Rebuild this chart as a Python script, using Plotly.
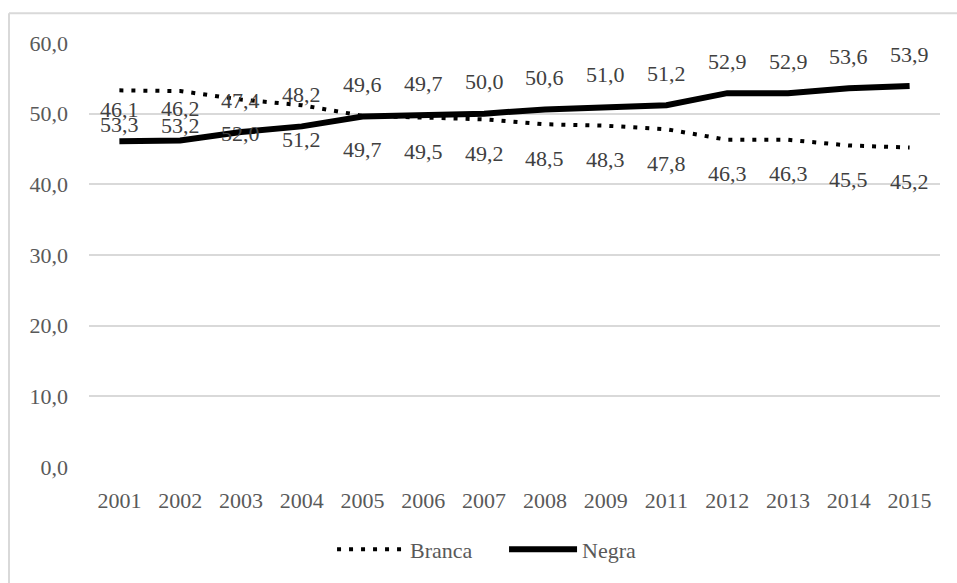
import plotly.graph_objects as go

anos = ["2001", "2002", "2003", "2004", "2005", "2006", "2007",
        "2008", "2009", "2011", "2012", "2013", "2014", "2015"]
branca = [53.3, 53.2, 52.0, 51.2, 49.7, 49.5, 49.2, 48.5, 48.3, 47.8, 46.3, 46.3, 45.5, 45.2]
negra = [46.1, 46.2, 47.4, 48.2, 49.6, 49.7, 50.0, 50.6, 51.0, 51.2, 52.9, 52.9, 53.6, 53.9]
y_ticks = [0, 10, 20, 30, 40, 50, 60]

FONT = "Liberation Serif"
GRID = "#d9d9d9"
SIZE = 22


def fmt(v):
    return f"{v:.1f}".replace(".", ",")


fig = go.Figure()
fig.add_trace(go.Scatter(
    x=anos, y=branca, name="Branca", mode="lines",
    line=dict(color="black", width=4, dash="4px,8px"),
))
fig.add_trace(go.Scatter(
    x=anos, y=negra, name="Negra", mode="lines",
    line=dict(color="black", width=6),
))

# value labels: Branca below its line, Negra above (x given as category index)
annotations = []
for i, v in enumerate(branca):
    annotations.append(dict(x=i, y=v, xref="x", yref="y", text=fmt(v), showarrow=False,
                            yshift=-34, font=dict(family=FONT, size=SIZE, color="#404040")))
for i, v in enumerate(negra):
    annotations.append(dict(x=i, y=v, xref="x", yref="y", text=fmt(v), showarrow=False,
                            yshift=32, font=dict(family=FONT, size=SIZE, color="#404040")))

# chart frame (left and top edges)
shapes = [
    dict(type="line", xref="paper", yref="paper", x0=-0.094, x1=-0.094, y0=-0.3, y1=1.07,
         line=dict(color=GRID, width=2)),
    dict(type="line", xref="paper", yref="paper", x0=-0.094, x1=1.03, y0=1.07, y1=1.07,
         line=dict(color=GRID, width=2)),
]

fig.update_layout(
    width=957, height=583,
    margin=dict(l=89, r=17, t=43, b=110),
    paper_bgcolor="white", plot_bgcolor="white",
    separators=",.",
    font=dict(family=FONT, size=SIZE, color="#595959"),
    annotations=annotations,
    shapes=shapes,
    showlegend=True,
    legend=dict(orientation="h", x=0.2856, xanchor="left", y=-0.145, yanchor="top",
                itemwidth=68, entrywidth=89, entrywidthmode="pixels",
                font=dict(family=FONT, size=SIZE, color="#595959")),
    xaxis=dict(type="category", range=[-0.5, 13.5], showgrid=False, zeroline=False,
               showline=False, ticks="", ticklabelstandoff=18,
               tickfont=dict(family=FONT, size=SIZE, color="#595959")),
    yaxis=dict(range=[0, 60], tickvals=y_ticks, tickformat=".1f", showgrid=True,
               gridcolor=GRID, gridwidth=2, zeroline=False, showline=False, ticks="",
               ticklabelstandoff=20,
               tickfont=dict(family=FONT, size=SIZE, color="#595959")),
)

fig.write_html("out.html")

◇ ◇ ◇ ◇ ◇

§ SET TASK:
List all lines in the material containing the string "chart".

§ WORKED SOLUTION:
Rebuild this chart as a Python script, using Plotly.
# chart frame (left and top edges)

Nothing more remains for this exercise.